▶ [What you are asked to do] Go through the records and show each line where the word "React" occurs.

▶ [Records]
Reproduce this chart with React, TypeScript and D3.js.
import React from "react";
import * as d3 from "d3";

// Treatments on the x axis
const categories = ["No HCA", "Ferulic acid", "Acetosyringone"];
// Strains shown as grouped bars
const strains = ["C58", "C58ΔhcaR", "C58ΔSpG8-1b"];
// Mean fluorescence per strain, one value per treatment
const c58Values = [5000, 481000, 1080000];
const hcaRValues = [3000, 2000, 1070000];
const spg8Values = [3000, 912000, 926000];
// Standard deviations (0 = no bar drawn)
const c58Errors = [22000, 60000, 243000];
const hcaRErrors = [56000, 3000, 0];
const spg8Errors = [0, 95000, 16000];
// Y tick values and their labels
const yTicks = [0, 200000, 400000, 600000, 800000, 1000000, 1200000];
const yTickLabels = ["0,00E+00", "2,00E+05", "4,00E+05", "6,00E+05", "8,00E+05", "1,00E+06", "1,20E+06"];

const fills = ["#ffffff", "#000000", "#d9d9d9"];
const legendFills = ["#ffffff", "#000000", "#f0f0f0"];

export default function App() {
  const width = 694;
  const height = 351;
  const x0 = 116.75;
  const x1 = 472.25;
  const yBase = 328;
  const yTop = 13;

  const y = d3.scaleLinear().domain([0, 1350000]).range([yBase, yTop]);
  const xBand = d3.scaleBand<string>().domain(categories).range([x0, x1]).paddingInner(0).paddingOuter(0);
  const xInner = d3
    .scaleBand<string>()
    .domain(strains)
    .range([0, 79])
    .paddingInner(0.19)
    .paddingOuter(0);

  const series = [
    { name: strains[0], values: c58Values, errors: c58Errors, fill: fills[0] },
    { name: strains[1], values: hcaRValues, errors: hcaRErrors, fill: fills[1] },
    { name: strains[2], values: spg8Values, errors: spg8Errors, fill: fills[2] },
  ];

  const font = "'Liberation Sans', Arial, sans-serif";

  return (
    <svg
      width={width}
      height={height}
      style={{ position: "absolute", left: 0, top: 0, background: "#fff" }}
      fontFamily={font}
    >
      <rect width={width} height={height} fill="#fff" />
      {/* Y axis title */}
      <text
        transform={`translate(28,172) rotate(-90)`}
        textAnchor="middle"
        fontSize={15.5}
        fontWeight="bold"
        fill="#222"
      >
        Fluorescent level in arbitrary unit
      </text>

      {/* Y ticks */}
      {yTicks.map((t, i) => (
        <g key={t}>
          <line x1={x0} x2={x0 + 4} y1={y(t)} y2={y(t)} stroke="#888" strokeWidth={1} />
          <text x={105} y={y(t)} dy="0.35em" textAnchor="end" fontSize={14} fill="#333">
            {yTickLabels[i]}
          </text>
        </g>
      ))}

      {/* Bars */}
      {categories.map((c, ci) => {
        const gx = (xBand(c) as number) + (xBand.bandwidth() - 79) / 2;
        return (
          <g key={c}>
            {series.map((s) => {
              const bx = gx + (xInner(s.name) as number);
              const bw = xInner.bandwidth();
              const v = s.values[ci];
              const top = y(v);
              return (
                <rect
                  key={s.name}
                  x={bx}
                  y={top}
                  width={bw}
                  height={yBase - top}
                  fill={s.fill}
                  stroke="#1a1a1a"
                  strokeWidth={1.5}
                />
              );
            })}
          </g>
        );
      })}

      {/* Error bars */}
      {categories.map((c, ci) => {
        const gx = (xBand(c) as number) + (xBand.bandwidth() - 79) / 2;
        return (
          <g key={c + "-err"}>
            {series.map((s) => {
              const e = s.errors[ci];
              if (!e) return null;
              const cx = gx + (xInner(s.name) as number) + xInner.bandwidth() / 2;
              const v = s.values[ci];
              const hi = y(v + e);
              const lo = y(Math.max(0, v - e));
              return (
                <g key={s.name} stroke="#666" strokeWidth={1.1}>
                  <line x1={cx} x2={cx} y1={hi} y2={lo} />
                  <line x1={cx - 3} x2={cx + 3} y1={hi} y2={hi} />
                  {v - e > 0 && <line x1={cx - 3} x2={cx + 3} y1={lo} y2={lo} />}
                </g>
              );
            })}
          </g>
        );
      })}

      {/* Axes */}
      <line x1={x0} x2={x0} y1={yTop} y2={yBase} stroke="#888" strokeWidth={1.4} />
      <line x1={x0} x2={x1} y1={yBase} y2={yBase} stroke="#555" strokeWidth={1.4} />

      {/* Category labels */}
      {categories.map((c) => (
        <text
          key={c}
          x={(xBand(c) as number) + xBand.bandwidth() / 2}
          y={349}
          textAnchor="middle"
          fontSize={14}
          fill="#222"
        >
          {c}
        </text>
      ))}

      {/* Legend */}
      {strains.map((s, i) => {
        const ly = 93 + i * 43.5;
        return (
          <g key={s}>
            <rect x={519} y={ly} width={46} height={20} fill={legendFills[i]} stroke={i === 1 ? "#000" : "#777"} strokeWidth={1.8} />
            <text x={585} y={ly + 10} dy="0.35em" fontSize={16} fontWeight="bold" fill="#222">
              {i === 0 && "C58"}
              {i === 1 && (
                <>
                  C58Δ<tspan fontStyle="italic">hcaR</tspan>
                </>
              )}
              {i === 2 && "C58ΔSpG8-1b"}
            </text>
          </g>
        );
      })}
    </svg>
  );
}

...

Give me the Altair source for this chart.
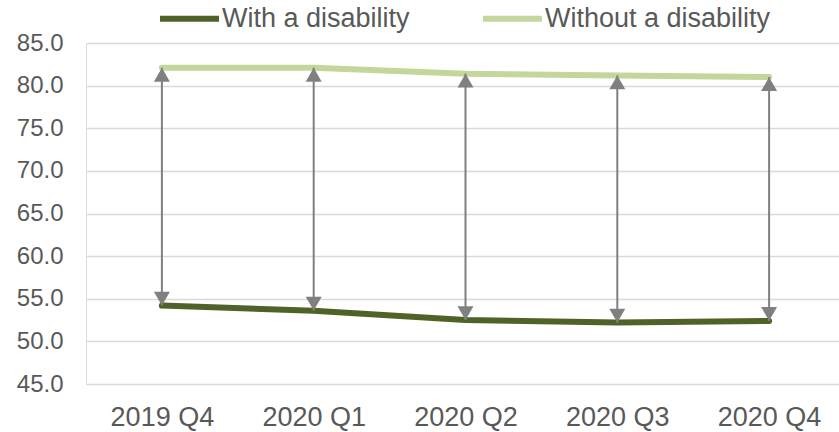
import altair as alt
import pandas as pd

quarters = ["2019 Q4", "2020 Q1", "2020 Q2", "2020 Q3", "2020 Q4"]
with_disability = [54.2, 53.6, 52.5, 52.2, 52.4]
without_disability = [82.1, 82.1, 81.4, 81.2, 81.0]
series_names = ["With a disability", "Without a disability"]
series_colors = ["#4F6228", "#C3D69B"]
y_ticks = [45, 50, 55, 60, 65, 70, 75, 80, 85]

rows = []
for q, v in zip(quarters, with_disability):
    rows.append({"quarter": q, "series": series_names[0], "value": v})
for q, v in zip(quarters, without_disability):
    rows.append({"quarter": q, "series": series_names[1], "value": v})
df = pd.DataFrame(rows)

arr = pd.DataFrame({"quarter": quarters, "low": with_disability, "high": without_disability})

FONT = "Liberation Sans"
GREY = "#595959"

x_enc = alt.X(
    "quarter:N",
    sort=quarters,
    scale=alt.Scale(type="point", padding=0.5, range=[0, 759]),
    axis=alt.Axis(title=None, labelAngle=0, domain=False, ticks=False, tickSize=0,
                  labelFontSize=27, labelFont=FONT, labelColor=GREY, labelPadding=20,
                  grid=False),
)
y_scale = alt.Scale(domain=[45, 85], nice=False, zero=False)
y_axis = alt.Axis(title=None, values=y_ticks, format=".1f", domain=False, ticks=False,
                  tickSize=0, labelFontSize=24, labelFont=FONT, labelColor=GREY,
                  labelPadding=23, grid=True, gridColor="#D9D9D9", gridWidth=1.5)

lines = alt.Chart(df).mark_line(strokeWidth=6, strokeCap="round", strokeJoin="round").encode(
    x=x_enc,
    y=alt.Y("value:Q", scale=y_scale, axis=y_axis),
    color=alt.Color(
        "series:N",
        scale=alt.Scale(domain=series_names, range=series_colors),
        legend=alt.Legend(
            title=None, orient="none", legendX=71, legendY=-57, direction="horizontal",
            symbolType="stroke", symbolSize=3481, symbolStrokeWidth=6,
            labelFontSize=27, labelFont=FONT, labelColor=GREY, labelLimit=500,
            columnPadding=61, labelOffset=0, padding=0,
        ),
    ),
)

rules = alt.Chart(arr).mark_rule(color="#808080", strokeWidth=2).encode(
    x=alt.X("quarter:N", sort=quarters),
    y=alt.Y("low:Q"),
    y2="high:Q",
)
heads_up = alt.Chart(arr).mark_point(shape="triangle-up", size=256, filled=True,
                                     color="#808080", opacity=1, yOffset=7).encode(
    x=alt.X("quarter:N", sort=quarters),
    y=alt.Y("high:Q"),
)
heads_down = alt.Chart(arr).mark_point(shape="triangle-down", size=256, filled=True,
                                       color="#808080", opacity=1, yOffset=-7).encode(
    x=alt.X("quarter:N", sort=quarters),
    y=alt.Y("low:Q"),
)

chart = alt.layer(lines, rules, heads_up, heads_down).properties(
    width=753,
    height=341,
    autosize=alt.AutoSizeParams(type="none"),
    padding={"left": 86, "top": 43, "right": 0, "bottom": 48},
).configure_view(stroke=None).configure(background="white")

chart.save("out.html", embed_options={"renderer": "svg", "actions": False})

--

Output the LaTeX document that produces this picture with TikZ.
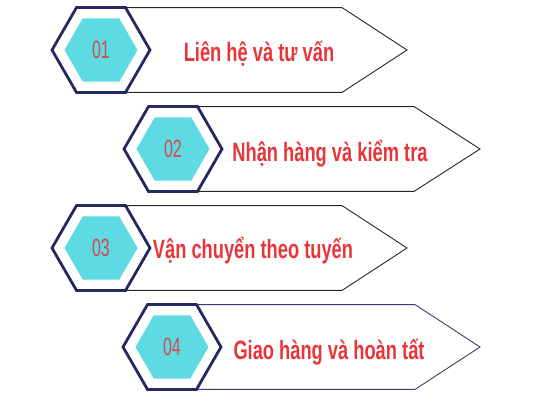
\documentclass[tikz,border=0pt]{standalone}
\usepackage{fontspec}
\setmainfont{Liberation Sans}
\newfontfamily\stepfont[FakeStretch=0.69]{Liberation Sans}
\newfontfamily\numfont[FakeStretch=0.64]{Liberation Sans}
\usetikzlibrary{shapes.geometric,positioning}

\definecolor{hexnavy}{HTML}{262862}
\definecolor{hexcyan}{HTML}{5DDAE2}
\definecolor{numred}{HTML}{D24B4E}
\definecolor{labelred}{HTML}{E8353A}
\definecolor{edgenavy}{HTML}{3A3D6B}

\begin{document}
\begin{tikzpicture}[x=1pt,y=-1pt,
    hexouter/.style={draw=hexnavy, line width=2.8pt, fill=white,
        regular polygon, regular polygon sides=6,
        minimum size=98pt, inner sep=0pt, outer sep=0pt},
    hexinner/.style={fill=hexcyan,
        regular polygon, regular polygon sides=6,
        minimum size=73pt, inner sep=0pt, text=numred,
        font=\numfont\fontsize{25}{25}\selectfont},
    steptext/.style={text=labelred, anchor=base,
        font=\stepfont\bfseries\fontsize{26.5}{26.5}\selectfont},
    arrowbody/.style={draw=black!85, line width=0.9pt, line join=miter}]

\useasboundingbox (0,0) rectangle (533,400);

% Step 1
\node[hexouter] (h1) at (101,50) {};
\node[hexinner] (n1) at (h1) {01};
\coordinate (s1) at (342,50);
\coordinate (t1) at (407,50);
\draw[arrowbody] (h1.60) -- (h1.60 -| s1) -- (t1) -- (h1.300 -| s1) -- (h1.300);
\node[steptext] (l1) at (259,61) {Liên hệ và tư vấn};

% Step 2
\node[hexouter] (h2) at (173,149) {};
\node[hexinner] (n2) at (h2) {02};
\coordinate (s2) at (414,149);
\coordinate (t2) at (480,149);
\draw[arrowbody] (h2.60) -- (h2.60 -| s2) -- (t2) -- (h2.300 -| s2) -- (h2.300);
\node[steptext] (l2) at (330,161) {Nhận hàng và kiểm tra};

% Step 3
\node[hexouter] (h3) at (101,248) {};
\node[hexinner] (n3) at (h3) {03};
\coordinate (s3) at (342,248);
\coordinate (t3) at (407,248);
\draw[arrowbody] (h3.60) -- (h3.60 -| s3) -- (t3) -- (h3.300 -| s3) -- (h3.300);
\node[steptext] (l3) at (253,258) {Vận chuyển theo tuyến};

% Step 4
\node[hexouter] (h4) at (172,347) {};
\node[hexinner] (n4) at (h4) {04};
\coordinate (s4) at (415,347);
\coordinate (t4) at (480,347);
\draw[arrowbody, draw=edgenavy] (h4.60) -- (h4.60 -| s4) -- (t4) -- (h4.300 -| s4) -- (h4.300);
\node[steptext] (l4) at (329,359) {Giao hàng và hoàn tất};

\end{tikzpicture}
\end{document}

▶ [Correct result]
Reproduce this chart with React, TypeScript and D3.js.
import React from "react";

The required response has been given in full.